• [Problem]:
Wherever a line holds the string "chart", copy that line.

• [The records]:
>> begin

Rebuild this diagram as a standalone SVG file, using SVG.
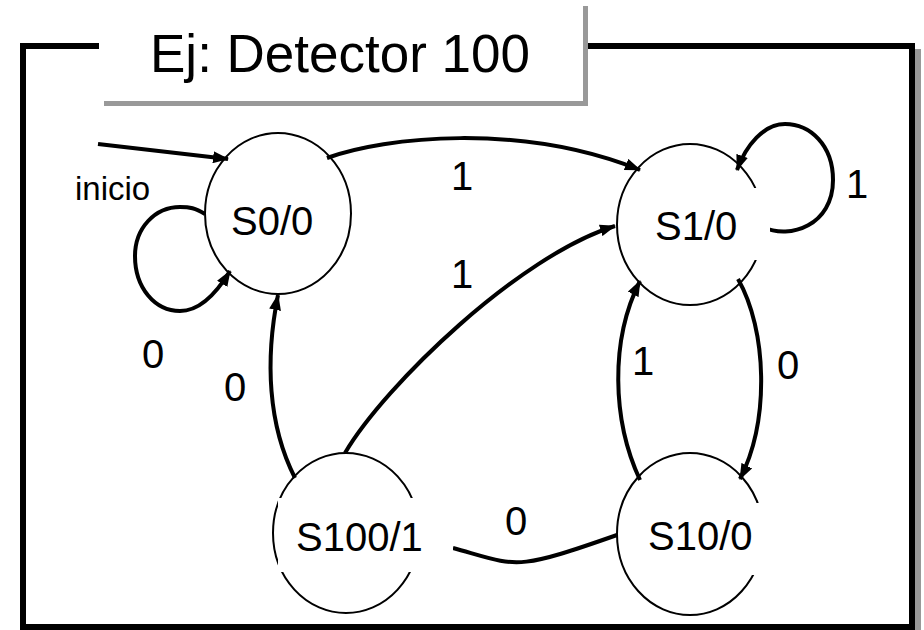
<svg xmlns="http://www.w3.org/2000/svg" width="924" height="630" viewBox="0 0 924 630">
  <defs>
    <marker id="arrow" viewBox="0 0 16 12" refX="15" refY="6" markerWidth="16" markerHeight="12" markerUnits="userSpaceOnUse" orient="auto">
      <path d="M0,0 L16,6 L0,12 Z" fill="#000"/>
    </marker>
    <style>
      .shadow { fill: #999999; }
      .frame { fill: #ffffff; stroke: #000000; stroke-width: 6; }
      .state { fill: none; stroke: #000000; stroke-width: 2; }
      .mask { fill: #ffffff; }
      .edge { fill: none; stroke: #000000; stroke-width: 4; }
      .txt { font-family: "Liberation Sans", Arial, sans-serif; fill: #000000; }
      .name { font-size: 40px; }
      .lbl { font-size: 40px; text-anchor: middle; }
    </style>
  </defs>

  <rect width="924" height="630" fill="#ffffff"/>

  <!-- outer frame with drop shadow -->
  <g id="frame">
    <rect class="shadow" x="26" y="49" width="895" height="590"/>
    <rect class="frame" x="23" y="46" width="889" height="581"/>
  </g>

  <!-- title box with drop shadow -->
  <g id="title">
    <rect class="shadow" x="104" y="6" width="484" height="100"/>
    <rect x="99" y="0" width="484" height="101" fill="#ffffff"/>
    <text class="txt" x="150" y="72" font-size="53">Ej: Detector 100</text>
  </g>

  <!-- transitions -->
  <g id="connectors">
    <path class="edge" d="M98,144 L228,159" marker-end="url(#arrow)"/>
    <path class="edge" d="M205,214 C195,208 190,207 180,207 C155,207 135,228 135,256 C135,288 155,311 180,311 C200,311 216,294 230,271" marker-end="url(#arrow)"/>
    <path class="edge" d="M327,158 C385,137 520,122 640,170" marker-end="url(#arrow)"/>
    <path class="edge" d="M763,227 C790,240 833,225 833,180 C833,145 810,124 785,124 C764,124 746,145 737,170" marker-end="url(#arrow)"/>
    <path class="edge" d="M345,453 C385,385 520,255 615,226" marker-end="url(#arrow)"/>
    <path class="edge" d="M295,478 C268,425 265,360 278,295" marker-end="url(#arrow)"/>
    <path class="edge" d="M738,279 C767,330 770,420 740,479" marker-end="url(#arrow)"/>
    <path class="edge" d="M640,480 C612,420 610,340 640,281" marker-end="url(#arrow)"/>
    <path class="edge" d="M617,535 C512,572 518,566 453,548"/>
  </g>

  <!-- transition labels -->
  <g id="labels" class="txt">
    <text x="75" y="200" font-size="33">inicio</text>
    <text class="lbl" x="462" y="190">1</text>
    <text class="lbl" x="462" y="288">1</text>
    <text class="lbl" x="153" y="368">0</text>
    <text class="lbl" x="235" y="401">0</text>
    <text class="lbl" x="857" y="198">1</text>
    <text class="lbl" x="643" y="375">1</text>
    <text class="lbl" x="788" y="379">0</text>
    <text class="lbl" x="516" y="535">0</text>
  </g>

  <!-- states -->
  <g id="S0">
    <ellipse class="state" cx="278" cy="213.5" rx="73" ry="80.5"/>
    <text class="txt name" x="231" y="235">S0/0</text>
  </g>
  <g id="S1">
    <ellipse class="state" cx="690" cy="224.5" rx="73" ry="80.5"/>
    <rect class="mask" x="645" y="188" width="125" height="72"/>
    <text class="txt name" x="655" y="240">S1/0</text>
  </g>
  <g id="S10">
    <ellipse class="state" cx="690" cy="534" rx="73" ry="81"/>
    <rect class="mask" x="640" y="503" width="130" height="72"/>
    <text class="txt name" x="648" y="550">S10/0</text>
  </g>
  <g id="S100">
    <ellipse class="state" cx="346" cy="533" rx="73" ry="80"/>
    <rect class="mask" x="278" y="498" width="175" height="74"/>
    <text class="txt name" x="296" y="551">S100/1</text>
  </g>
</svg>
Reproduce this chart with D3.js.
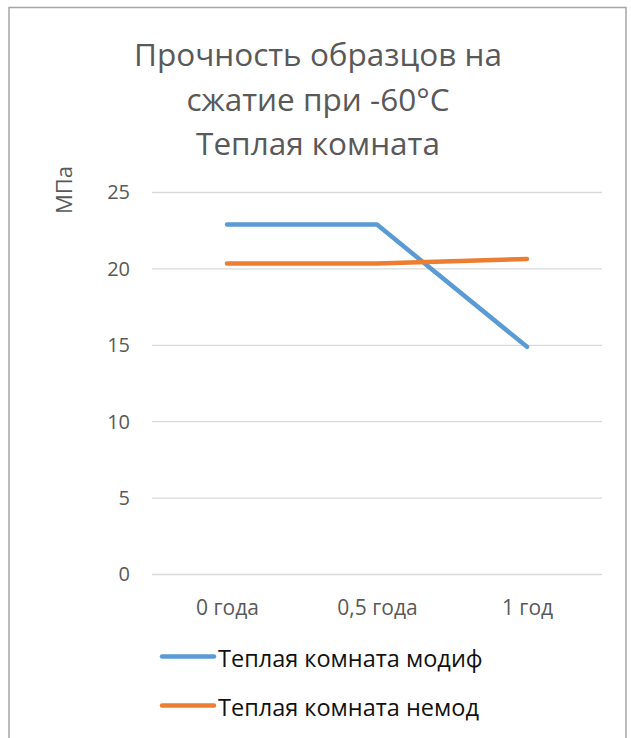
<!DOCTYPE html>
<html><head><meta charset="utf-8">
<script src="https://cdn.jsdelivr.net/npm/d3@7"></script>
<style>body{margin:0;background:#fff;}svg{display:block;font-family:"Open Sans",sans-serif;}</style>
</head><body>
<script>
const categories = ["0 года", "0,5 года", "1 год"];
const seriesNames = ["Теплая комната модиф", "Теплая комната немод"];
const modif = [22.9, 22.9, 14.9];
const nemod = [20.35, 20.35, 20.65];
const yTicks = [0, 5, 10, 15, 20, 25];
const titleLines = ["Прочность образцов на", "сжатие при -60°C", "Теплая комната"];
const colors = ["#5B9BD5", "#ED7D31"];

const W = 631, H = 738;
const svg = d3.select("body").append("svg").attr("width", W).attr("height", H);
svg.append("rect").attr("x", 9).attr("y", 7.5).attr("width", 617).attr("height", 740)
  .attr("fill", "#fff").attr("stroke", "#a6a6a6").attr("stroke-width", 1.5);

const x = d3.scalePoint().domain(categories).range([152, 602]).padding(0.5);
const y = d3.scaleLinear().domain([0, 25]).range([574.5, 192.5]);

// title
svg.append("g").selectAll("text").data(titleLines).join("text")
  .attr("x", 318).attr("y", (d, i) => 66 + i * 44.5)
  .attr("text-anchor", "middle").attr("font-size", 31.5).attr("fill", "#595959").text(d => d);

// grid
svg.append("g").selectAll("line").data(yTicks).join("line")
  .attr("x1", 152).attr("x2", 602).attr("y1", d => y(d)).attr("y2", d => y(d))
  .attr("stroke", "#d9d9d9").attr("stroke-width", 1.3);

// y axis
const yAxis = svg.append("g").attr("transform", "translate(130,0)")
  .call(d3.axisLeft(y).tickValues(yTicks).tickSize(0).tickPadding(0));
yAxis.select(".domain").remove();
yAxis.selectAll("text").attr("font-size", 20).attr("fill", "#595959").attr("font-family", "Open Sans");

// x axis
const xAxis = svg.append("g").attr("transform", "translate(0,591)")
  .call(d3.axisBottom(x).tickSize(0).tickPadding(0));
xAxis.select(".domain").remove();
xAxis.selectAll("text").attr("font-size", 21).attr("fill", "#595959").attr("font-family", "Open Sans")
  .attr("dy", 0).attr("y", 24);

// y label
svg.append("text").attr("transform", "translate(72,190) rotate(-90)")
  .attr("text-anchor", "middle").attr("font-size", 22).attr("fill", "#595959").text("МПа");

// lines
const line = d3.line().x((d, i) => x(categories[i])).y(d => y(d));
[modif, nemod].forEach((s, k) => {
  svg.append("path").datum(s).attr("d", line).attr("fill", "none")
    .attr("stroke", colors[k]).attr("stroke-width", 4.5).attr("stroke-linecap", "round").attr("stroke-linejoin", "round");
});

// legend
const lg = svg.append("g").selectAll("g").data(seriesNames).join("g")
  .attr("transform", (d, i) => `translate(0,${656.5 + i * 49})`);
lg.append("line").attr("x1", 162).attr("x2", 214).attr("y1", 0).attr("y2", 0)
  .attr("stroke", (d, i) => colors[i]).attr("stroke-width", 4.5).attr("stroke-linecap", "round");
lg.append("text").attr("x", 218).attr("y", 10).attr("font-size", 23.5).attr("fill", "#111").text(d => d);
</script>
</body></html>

>> end
>> begin

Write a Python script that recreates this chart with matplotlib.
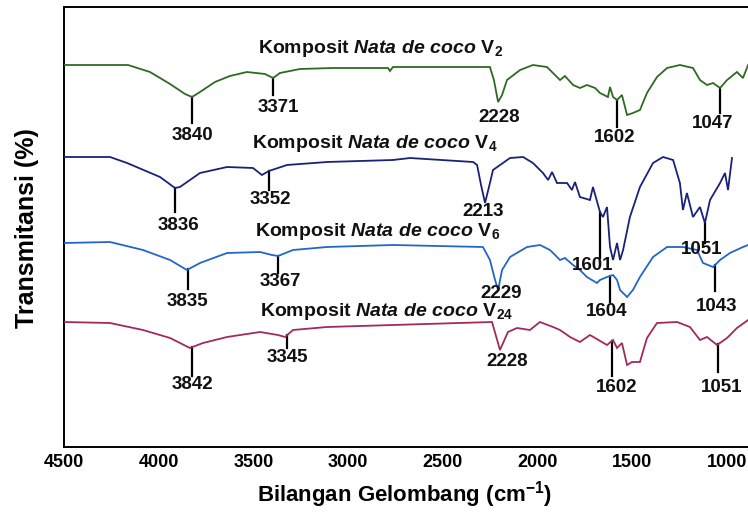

>> end
>> begin

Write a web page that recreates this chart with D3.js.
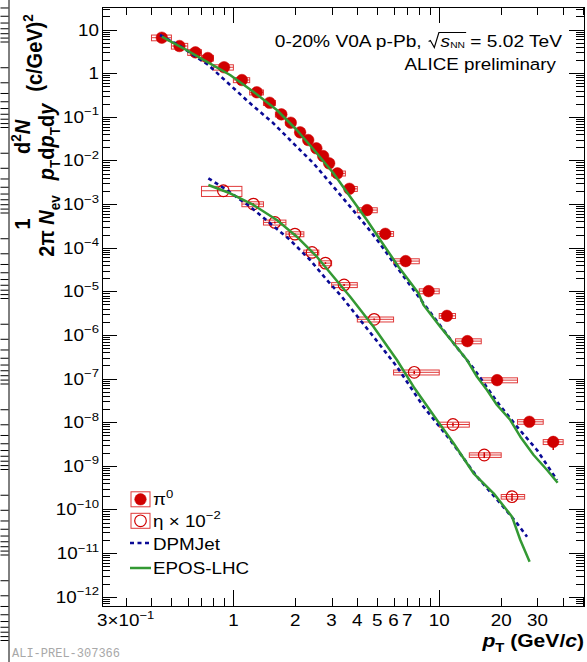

>> end

• [Task output]:
Reproduce this chart with D3.js.
Write a Python script that recreates this chart with matplotlib.
Write a web page that recreates this chart with D3.js.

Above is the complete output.